= Given instruction =
Give again, word for word, the lines below that run from the line with "Output the LaTeX" through the line with "(0,0) rectangle (691,-499);". Drop the pictures.

= Task input =
#####
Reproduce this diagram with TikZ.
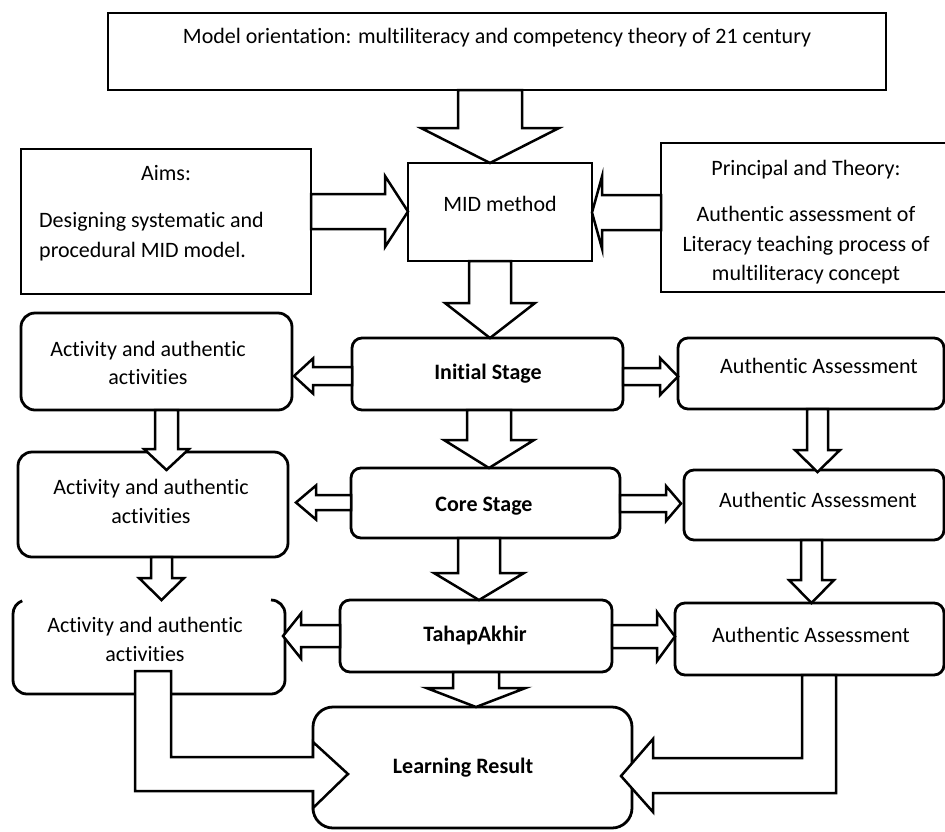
\documentclass[tikz,border=0pt]{standalone}
\usepackage{fontspec}
\setmainfont[Ligatures=NoCommon]{Carlito}
\usetikzlibrary{calc}
\tikzset{
 box/.style={draw, line width=2.8pt, inner sep=0pt, outer sep=0pt},
 rbox/.style={box, rounded corners=10pt},
 abox/.style={box, rounded corners=14pt},
 ghost/.style={inner sep=0pt, outer sep=0pt},
 txt/.style={anchor=base, inner sep=0pt, font=\fontsize{22pt}{30pt}\selectfont},
 btxt/.style={txt, font=\fontsize{22pt}{30pt}\selectfont\bfseries},
 blk/.style={draw, fill=white, line width=2.5pt, line join=miter},
}
% down block arrow: from, to, shaft cx, shaft half width, head base y, head half width, overlap of tip into target
\newcommand\DArr[7]{\draw[blk] let \p1=(#1.south), \p2=(#2.north) in
 ({#3-#4},\y1) -- ({#3-#4},-#5) -- ({#3-#6},-#5) -- ({#3},{\y2-(#7)}) -- ({#3+#6},-#5) -- ({#3+#4},-#5) -- ({#3+#4},\y1) -- cycle;}
% right block arrow: from, to, shaft cy, shaft half width, head base x, head half width, overlap
\newcommand\RArr[7]{\draw[blk] let \p1=(#1.east), \p2=(#2.west) in
 (\x1,{-(#3-#4)}) -- ({#5},{-(#3-#4)}) -- ({#5},{-(#3-#6)}) -- ({\x2+(#7)},-#3) -- ({#5},{-(#3+#6)}) -- ({#5},{-(#3+#4)}) -- (\x1,{-(#3+#4)}) -- cycle;}
% left block arrow
\newcommand\LArr[7]{\draw[blk] let \p1=(#1.west), \p2=(#2.east) in
 (\x1,{-(#3-#4)}) -- ({#5},{-(#3-#4)}) -- ({#5},{-(#3-#6)}) -- ({\x2-(#7)},-#3) -- ({#5},{-(#3+#6)}) -- ({#5},{-(#3+#4)}) -- (\x1,{-(#3+#4)}) -- cycle;}
\begin{document}
\begin{tikzpicture}[x=1pt,y=1pt]
\useasboundingbox (0,0) rectangle (945,-831);
\fill[white] (0,0) rectangle (945,-831);
% boxes
\node[box, minimum width=778pt, minimum height=77pt] (top) at (497,-51.5) {};
\node[box, minimum width=184pt, minimum height=98pt] (mid) at (500,-212) {};
\node[box, minimum width=290pt, minimum height=145pt] (aims) at (166,-221.5) {};
\node[box, minimum width=289pt, minimum height=149pt] (princ) at (805.5,-217.5) {};
\node[abox, minimum width=271pt, minimum height=97pt] (act1) at (156.5,-361.5) {};
\node[rbox, minimum width=271pt, minimum height=72pt] (init) at (487.5,-374) {};
\node[rbox, minimum width=266pt, minimum height=71pt] (aa1) at (811,-373.5) {};
\node[abox, minimum width=270pt, minimum height=105pt] (act2) at (153,-504.5) {};
\node[rbox, minimum width=269pt, minimum height=70pt] (core) at (485.5,-503) {};
\node[rbox, minimum width=260pt, minimum height=70pt] (aa2) at (814,-505) {};
\node[ghost, minimum width=272pt, minimum height=94pt] (act3) at (149,-647) {};
\draw[line width=2.8pt] (22.2,-600.8) arc[start angle=110,end angle=180,radius=14] -- (13,-680)
  arc[start angle=180,end angle=270,radius=14] -- (271,-694)
  arc[start angle=270,end angle=360,radius=14] -- (285,-614)
  arc[start angle=0,end angle=90,radius=14];
\node[rbox, minimum width=272pt, minimum height=72pt] (tahap) at (476,-636) {};
\node[rbox, minimum width=269pt, minimum height=72pt] (aa3) at (809.5,-639) {};
\node[box, rounded corners=20pt, minimum width=319pt, minimum height=121pt] (learn) at (472.5,-767.5) {};
% block arrows
\DArr{top}{mid}{490}{32}{128}{69}{0}
\RArr{aims}{mid}{211.5}{17.5}{385}{35.5}{0}
\LArr{princ}{mid}{212.5}{17.5}{602}{36}{0}
\DArr{mid}{init}{490}{21}{303}{45}{0}
\LArr{init}{act1}{376}{9}{313}{17.5}{-2}
\RArr{init}{aa1}{376.5}{8.5}{660}{18.5}{0}
\DArr{act1}{act2}{166.5}{11.5}{449}{22.5}{18}
\DArr{init}{core}{489}{22}{440}{45}{0}
\DArr{aa1}{aa2}{817.5}{10.5}{450}{22.5}{2}
\LArr{core}{act2}{502.5}{7.5}{316}{17}{-8}
\RArr{core}{aa2}{503.5}{8.5}{666}{17.5}{-3}
\DArr{act2}{act3}{161.5}{10.5}{578}{22.5}{0}
\DArr{core}{tahap}{479}{21}{573}{45}{0}
\DArr{aa2}{aa3}{811.5}{10.5}{580}{22.5}{0}
\LArr{tahap}{act3}{636}{11}{301}{22.5}{2}
\RArr{tahap}{aa3}{636.5}{11.5}{657}{24.5}{0}
\DArr{tahap}{learn}{476}{23}{688}{49.5}{0}
\draw[blk] let \p1=(act3.south), \p2=(learn.west) in
  (135,-671) -- (171,-671) -- (171,-757) -- (\x2,-757) -- (\x2,-742) -- ({\x2+35},-774) -- (\x2,-808) -- (\x2,-791) -- (135,-791) -- cycle;
\draw[blk] let \p1=(aa3.south), \p2=(learn.east) in
  (802,\y1) -- (802,-758) -- (653,-758) -- (653,-739) -- ({\x2-11},-776) -- (653,-812) -- (653,-793) -- (836,-793) -- (836,\y1) -- cycle;
% texts
\node[txt] (ttop) at (497,-43) {Model orientation: multiliteracy and competency theory of 21 century};
\node[txt] (tmid) at (500,-211) {MID method};
\node[txt] (taims) at (166,-180) {Aims:};
\node[txt, anchor=base west] (taims2) at (39,-227) {Designing systematic and};
\node[txt, anchor=base west] (taims3) at (39,-257) {procedural MID model.};
\node[txt] (tpr1) at (806,-175) {Principal and Theory:};
\node[txt] (tpr2) at (806,-221) {Authentic assessment of};
\node[txt] (tpr3) at (806,-251) {Literacy teaching process of};
\node[txt] (tpr4) at (806,-280) {multiliteracy concept};
\node[txt] (ta1a) at (148,-356) {Activity and authentic};
\node[txt] (ta1b) at (148,-384) {activities};
\node[btxt] (tinit) at (488,-379) {Initial Stage};
\node[txt] (taa1) at (819,-373) {Authentic Assessment};
\node[txt] (ta2a) at (151,-494) {Activity and authentic};
\node[txt] (ta2b) at (151,-523) {activities};
\node[btxt] (tcore) at (484,-511) {Core Stage};
\node[txt] (taa2) at (818,-507) {Authentic Assessment};
\node[txt] (ta3a) at (145,-632) {Activity and authentic};
\node[txt] (ta3b) at (145,-661) {activities};
\node[btxt] (ttahap) at (475,-641) {TahapAkhir};
\node[txt] (taa3) at (811,-642) {Authentic Assessment};
\node[btxt] (tlearn) at (463,-773) {Learning Result};
\end{tikzpicture}
\end{document}
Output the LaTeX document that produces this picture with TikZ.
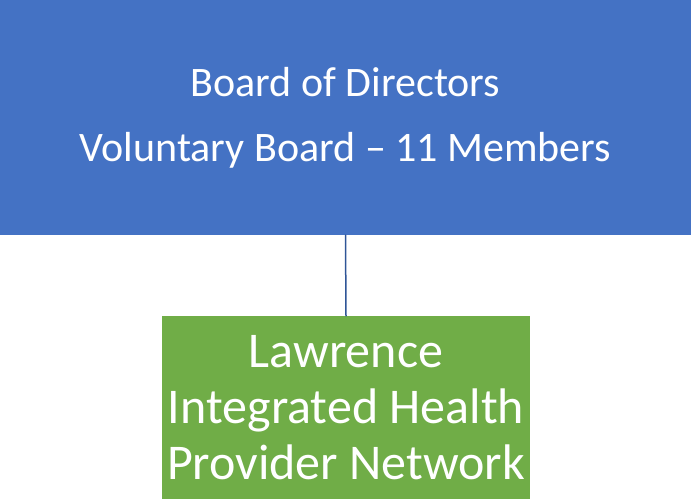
\documentclass[tikz,border=0pt]{standalone}
\usepackage{fontspec}
\setmainfont{Carlito}
\usetikzlibrary{positioning}

\definecolor{boardblue}{RGB}{68,114,196}
\definecolor{networkgreen}{RGB}{112,173,71}
\definecolor{linkblue}{RGB}{47,85,151}

\begin{document}
\begin{tikzpicture}[line cap=round, line join=round, x=1pt, y=1pt,
	boardbox/.style={rectangle, fill=boardblue, text=white, align=center, inner sep=0pt,
		minimum width=691pt, minimum height=235pt, font=\fontsize{42}{65}\selectfont},
	networkbox/.style={rectangle, fill=networkgreen, text=white, align=center, inner sep=0pt,
		minimum width=368pt, minimum height=183pt, font=\fontsize{50}{56}\selectfont}]
		
		% Marco de la figura
		\useasboundingbox (0,0) rectangle (691,-499);
		
		% Junta directiva (caja azul)
		\node[boardbox] (board) at (345.5,-117.5) {Board of Directors\\Voluntary Board -- 11 Members};
		
		% Red de proveedores (caja verde)
		\node[networkbox] (network) at (346,-407.5) {Lawrence\\Integrated Health\\Provider Network};
		
		% Conector
		\draw[color=linkblue, line width=1.5pt] (board.south) -- (network.north);
		
	\end{tikzpicture}
\end{document}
#####
= Written solution =
Output the LaTeX document that produces this picture with TikZ.
\documentclass[tikz,border=0pt]{standalone}
\usepackage{fontspec}
\setmainfont{Carlito}
\usetikzlibrary{positioning}

\definecolor{boardblue}{RGB}{68,114,196}
\definecolor{networkgreen}{RGB}{112,173,71}
\definecolor{linkblue}{RGB}{47,85,151}

\begin{document}
\begin{tikzpicture}[line cap=round, line join=round, x=1pt, y=1pt,
	boardbox/.style={rectangle, fill=boardblue, text=white, align=center, inner sep=0pt,
		minimum width=691pt, minimum height=235pt, font=\fontsize{42}{65}\selectfont},
	networkbox/.style={rectangle, fill=networkgreen, text=white, align=center, inner sep=0pt,
		minimum width=368pt, minimum height=183pt, font=\fontsize{50}{56}\selectfont}]
		
		% Marco de la figura
		\useasboundingbox (0,0) rectangle (691,-499);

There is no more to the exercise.